(begin)
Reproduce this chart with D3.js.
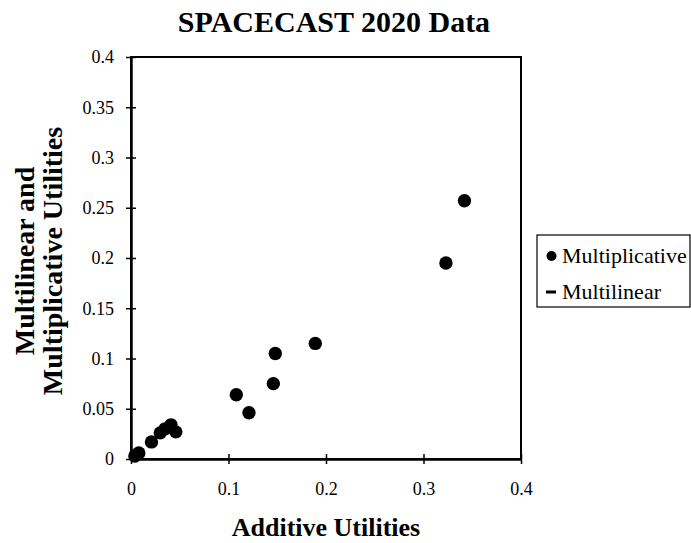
<!DOCTYPE html>
<html>
<head>
<meta charset="utf-8">
<script src="https://cdn.jsdelivr.net/npm/d3@7"></script>
<style>
  html, body { margin: 0; padding: 0; background: #fff; }
  svg { display: block; font-family: "Liberation Serif", "Times New Roman", serif; }
</style>
</head>
<body>
<svg id="chart" width="691" height="543"></svg>
<script>
// Data
const additive       = [0.004, 0.008, 0.021, 0.030, 0.035, 0.041, 0.046, 0.108, 0.121, 0.146, 0.148, 0.189, 0.323, 0.342];
const multiplicative = [0.003, 0.006, 0.017, 0.026, 0.030, 0.034, 0.027, 0.064, 0.046, 0.075, 0.105, 0.115, 0.195, 0.257];
const multilinear    = [0.003, 0.006, 0.017, 0.026, 0.030, 0.034, 0.027, 0.064, 0.046, 0.075, 0.105, 0.115, 0.195, 0.257];
const xTicks = [0, 0.1, 0.2, 0.3, 0.4];
const yTicks = [0, 0.05, 0.1, 0.15, 0.2, 0.25, 0.3, 0.35, 0.4];
const seriesNames = ["Multiplicative", "Multilinear"];
const titleText = "SPACECAST 2020 Data";
const xLabel = "Additive Utilities";
const yLabelLines = ["Multilinear and", "Multiplicative Utilities"];

const svg = d3.select("#chart");
const pL = 131, pR = 521, pT = 57, pB = 459;
const x = d3.scaleLinear().domain([0, 0.4]).range([pL, pR]);
const y = d3.scaleLinear().domain([0, 0.4]).range([pB, pT]);

// Plot frame
svg.append("rect")
  .attr("x", pL).attr("y", pT)
  .attr("width", pR - pL).attr("height", pB - pT)
  .attr("fill", "none").attr("stroke", "#000").attr("stroke-width", 2);

// Y axis
const yAxis = d3.axisLeft(y).tickValues(yTicks)
  .tickFormat(d => String(+d.toFixed(2)))
  .tickSizeInner(5).tickSizeOuter(0).tickPadding(12);
const gy = svg.append("g").attr("transform", `translate(${pL},0)`).call(yAxis);
gy.select(".domain").attr("stroke-width", 2.5);
gy.selectAll(".tick line").attr("x2", -5).attr("x1", 5).attr("stroke-width", 1.5);
gy.selectAll(".tick text").attr("font-size", 18).attr("font-family", "Liberation Serif").attr("fill", "#000");

// X axis
const xAxis = d3.axisBottom(x).tickValues(xTicks)
  .tickFormat(d => String(+d.toFixed(2)))
  .tickSizeInner(5).tickSizeOuter(0).tickPadding(18);
const gx = svg.append("g").attr("transform", `translate(0,${pB})`).call(xAxis);
gx.select(".domain").attr("stroke-width", 2.5);
gx.selectAll(".tick line").attr("y1", -5).attr("y2", 5).attr("stroke-width", 1.5);
gx.selectAll(".tick text").attr("font-size", 18).attr("font-family", "Liberation Serif").attr("fill", "#000");

// Points
const pts = additive.map((a, i) => ({ a, m: multiplicative[i], l: multilinear[i] }));
svg.append("g").selectAll("line").data(pts).join("line")
  .attr("x1", d => x(d.a) - 5).attr("x2", d => x(d.a) + 5)
  .attr("y1", d => y(d.l)).attr("y2", d => y(d.l))
  .attr("stroke", "#000").attr("stroke-width", 3);
svg.append("g").selectAll("circle").data(pts).join("circle")
  .attr("cx", d => x(d.a)).attr("cy", d => y(d.m)).attr("r", 6.7)
  .attr("fill", "#000");

// Title
svg.append("text").attr("x", 334).attr("y", 32)
  .attr("text-anchor", "middle").attr("font-size", 30).attr("font-weight", "bold")
  .text(titleText);

// X label
svg.append("text").attr("x", 326).attr("y", 536)
  .attr("text-anchor", "middle").attr("font-size", 26).attr("font-weight", "bold")
  .text(xLabel);

// Y label
const ylab = svg.append("text")
  .attr("transform", "translate(0,261) rotate(-90)")
  .attr("text-anchor", "middle").attr("font-size", 28).attr("font-weight", "bold");
yLabelLines.forEach((t, i) => {
  ylab.append("tspan").attr("x", 0).attr("y", [34, 62][i]).text(t);
});

// Legend
const lg = svg.append("g");
lg.append("rect").attr("x", 537).attr("y", 235).attr("width", 153).attr("height", 72)
  .attr("fill", "#fff").attr("stroke", "#000").attr("stroke-width", 1.2);
const legendY = [256, 292];
lg.append("circle").attr("cx", 551.5).attr("cy", legendY[0]).attr("r", 5).attr("fill", "#000");
lg.append("line").attr("x1", 546).attr("x2", 556).attr("y1", legendY[1]).attr("y2", legendY[1])
  .attr("stroke", "#000").attr("stroke-width", 3);
seriesNames.forEach((n, i) => {
  lg.append("text").attr("x", 562).attr("y", legendY[i] + 7)
    .attr("font-size", 22).text(n);
});
</script>
</body>
</html>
(end)
Restate the whole listing above exactly, please, omitting every image.

▶ Answer below
Reproduce this chart with D3.js.
<!DOCTYPE html>
<html>
<head>
<meta charset="utf-8">
<script src="https://cdn.jsdelivr.net/npm/d3@7"></script>
<style>
  html, body { margin: 0; padding: 0; background: #fff; }
  svg { display: block; font-family: "Liberation Serif", "Times New Roman", serif; }
</style>
</head>
<body>
<svg id="chart" width="691" height="543"></svg>
<script>
// Data
const additive       = [0.004, 0.008, 0.021, 0.030, 0.035, 0.041, 0.046, 0.108, 0.121, 0.146, 0.148, 0.189, 0.323, 0.342];
const multiplicative = [0.003, 0.006, 0.017, 0.026, 0.030, 0.034, 0.027, 0.064, 0.046, 0.075, 0.105, 0.115, 0.195, 0.257];
const multilinear    = [0.003, 0.006, 0.017, 0.026, 0.030, 0.034, 0.027, 0.064, 0.046, 0.075, 0.105, 0.115, 0.195, 0.257];
const xTicks = [0, 0.1, 0.2, 0.3, 0.4];
const yTicks = [0, 0.05, 0.1, 0.15, 0.2, 0.25, 0.3, 0.35, 0.4];
const seriesNames = ["Multiplicative", "Multilinear"];
const titleText = "SPACECAST 2020 Data";
const xLabel = "Additive Utilities";
const yLabelLines = ["Multilinear and", "Multiplicative Utilities"];

const svg = d3.select("#chart");
const pL = 131, pR = 521, pT = 57, pB = 459;
const x = d3.scaleLinear().domain([0, 0.4]).range([pL, pR]);
const y = d3.scaleLinear().domain([0, 0.4]).range([pB, pT]);

// Plot frame
svg.append("rect")
  .attr("x", pL).attr("y", pT)
  .attr("width", pR - pL).attr("height", pB - pT)
  .attr("fill", "none").attr("stroke", "#000").attr("stroke-width", 2);

// Y axis
const yAxis = d3.axisLeft(y).tickValues(yTicks)
  .tickFormat(d => String(+d.toFixed(2)))
  .tickSizeInner(5).tickSizeOuter(0).tickPadding(12);
const gy = svg.append("g").attr("transform", `translate(${pL},0)`).call(yAxis);
gy.select(".domain").attr("stroke-width", 2.5);
gy.selectAll(".tick line").attr("x2", -5).attr("x1", 5).attr("stroke-width", 1.5);
gy.selectAll(".tick text").attr("font-size", 18).attr("font-family", "Liberation Serif").attr("fill", "#000");

// X axis
const xAxis = d3.axisBottom(x).tickValues(xTicks)
  .tickFormat(d => String(+d.toFixed(2)))
  .tickSizeInner(5).tickSizeOuter(0).tickPadding(18);
const gx = svg.append("g").attr("transform", `translate(0,${pB})`).call(xAxis);
gx.select(".domain").attr("stroke-width", 2.5);
gx.selectAll(".tick line").attr("y1", -5).attr("y2", 5).attr("stroke-width", 1.5);
gx.selectAll(".tick text").attr("font-size", 18).attr("font-family", "Liberation Serif").attr("fill", "#000");

// Points
const pts = additive.map((a, i) => ({ a, m: multiplicative[i], l: multilinear[i] }));
svg.append("g").selectAll("line").data(pts).join("line")
  .attr("x1", d => x(d.a) - 5).attr("x2", d => x(d.a) + 5)
  .attr("y1", d => y(d.l)).attr("y2", d => y(d.l))
  .attr("stroke", "#000").attr("stroke-width", 3);
svg.append("g").selectAll("circle").data(pts).join("circle")
  .attr("cx", d => x(d.a)).attr("cy", d => y(d.m)).attr("r", 6.7)
  .attr("fill", "#000");

// Title
svg.append("text").attr("x", 334).attr("y", 32)
  .attr("text-anchor", "middle").attr("font-size", 30).attr("font-weight", "bold")
  .text(titleText);

// X label
svg.append("text").attr("x", 326).attr("y", 536)
  .attr("text-anchor", "middle").attr("font-size", 26).attr("font-weight", "bold")
  .text(xLabel);

// Y label
const ylab = svg.append("text")
  .attr("transform", "translate(0,261) rotate(-90)")
  .attr("text-anchor", "middle").attr("font-size", 28).attr("font-weight", "bold");
yLabelLines.forEach((t, i) => {
  ylab.append("tspan").attr("x", 0).attr("y", [34, 62][i]).text(t);
});

// Legend
const lg = svg.append("g");
lg.append("rect").attr("x", 537).attr("y", 235).attr("width", 153).attr("height", 72)
  .attr("fill", "#fff").attr("stroke", "#000").attr("stroke-width", 1.2);
const legendY = [256, 292];
lg.append("circle").attr("cx", 551.5).attr("cy", legendY[0]).attr("r", 5).attr("fill", "#000");
lg.append("line").attr("x1", 546).attr("x2", 556).attr("y1", legendY[1]).attr("y2", legendY[1])
  .attr("stroke", "#000").attr("stroke-width", 3);
seriesNames.forEach((n, i) => {
  lg.append("text").attr("x", 562).attr("y", legendY[i] + 7)
    .attr("font-size", 22).text(n);
});
</script>
</body>
</html>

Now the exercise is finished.